◆ **Job**:
Up to and including the line with "anchor=base] (st3) at", reproduce the listing below exactly, beginning at its first line.

◆ **Given information**:
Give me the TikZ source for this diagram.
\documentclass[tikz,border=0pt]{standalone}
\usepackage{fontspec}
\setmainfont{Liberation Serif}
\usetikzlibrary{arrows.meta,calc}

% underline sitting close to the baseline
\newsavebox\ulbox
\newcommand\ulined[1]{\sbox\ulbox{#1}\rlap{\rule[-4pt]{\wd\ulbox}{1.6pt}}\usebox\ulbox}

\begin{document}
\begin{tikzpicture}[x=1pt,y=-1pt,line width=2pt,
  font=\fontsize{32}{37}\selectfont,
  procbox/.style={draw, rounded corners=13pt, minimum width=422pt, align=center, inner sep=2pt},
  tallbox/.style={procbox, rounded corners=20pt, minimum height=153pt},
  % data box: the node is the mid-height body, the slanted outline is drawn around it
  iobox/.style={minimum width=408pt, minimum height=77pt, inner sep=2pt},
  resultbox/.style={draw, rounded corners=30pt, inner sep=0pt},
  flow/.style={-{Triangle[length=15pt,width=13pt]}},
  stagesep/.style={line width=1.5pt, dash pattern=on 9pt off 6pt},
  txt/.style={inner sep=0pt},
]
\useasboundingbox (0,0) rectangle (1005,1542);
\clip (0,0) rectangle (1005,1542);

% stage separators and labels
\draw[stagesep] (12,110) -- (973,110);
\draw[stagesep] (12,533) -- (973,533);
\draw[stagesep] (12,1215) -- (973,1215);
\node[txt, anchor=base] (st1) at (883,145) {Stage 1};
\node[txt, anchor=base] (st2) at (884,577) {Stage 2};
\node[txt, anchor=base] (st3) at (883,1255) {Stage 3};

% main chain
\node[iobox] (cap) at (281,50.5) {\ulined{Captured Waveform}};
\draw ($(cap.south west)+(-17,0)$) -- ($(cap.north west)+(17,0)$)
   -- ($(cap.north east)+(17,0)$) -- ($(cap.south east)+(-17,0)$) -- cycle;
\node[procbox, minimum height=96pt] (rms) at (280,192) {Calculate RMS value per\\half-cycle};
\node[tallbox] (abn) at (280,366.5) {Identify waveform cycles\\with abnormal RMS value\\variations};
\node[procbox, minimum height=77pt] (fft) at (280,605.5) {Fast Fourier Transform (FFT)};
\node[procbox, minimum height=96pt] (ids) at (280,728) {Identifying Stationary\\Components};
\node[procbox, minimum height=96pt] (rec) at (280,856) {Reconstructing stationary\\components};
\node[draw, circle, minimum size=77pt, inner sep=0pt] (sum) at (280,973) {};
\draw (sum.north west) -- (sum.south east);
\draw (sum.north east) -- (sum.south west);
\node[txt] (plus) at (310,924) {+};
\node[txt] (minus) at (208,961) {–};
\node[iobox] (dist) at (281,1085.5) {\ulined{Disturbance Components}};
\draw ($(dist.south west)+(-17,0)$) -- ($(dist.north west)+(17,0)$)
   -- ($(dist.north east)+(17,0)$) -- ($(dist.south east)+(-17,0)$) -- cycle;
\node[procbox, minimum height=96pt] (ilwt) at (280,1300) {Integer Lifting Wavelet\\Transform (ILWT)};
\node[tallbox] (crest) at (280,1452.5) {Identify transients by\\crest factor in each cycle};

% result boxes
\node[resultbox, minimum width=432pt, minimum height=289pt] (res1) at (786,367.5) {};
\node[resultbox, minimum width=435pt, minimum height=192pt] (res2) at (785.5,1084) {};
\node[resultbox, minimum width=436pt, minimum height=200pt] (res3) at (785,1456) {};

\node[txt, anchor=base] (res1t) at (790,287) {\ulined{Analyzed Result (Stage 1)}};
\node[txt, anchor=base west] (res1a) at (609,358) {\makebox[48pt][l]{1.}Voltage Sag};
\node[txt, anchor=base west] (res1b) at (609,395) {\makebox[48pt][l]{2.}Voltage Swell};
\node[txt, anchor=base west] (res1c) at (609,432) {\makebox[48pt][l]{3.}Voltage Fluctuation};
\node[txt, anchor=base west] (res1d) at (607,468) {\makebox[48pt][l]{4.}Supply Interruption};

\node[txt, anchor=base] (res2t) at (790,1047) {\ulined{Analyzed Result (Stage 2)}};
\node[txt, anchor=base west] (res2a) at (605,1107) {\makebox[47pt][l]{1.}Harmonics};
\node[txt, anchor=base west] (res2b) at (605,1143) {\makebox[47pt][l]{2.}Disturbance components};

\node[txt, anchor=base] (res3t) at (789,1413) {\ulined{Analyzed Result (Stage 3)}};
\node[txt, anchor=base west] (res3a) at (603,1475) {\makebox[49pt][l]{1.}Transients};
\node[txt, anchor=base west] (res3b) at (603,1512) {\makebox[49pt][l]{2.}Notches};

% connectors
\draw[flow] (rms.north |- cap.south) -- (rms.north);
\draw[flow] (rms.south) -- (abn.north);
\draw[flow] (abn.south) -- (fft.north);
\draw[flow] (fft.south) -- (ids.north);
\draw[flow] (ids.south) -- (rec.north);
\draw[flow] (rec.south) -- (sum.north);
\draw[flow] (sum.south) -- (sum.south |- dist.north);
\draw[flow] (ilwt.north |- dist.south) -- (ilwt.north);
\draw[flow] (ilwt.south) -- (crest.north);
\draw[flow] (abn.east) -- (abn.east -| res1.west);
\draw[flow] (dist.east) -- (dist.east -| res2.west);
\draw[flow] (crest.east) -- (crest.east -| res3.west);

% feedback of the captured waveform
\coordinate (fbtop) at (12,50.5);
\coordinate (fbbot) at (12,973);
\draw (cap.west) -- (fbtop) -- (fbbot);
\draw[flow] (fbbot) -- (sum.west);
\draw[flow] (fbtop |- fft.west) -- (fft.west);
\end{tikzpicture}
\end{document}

◆ **Result for this exercise**:
Give me the TikZ source for this diagram.
\documentclass[tikz,border=0pt]{standalone}
\usepackage{fontspec}
\setmainfont{Liberation Serif}
\usetikzlibrary{arrows.meta,calc}

% underline sitting close to the baseline
\newsavebox\ulbox
\newcommand\ulined[1]{\sbox\ulbox{#1}\rlap{\rule[-4pt]{\wd\ulbox}{1.6pt}}\usebox\ulbox}

\begin{document}
\begin{tikzpicture}[x=1pt,y=-1pt,line width=2pt,
  font=\fontsize{32}{37}\selectfont,
  procbox/.style={draw, rounded corners=13pt, minimum width=422pt, align=center, inner sep=2pt},
  tallbox/.style={procbox, rounded corners=20pt, minimum height=153pt},
  % data box: the node is the mid-height body, the slanted outline is drawn around it
  iobox/.style={minimum width=408pt, minimum height=77pt, inner sep=2pt},
  resultbox/.style={draw, rounded corners=30pt, inner sep=0pt},
  flow/.style={-{Triangle[length=15pt,width=13pt]}},
  stagesep/.style={line width=1.5pt, dash pattern=on 9pt off 6pt},
  txt/.style={inner sep=0pt},
]
\useasboundingbox (0,0) rectangle (1005,1542);
\clip (0,0) rectangle (1005,1542);

% stage separators and labels
\draw[stagesep] (12,110) -- (973,110);
\draw[stagesep] (12,533) -- (973,533);
\draw[stagesep] (12,1215) -- (973,1215);
\node[txt, anchor=base] (st1) at (883,145) {Stage 1};
\node[txt, anchor=base] (st2) at (884,577) {Stage 2};
\node[txt, anchor=base] (st3) at (883,1255) {Stage 3};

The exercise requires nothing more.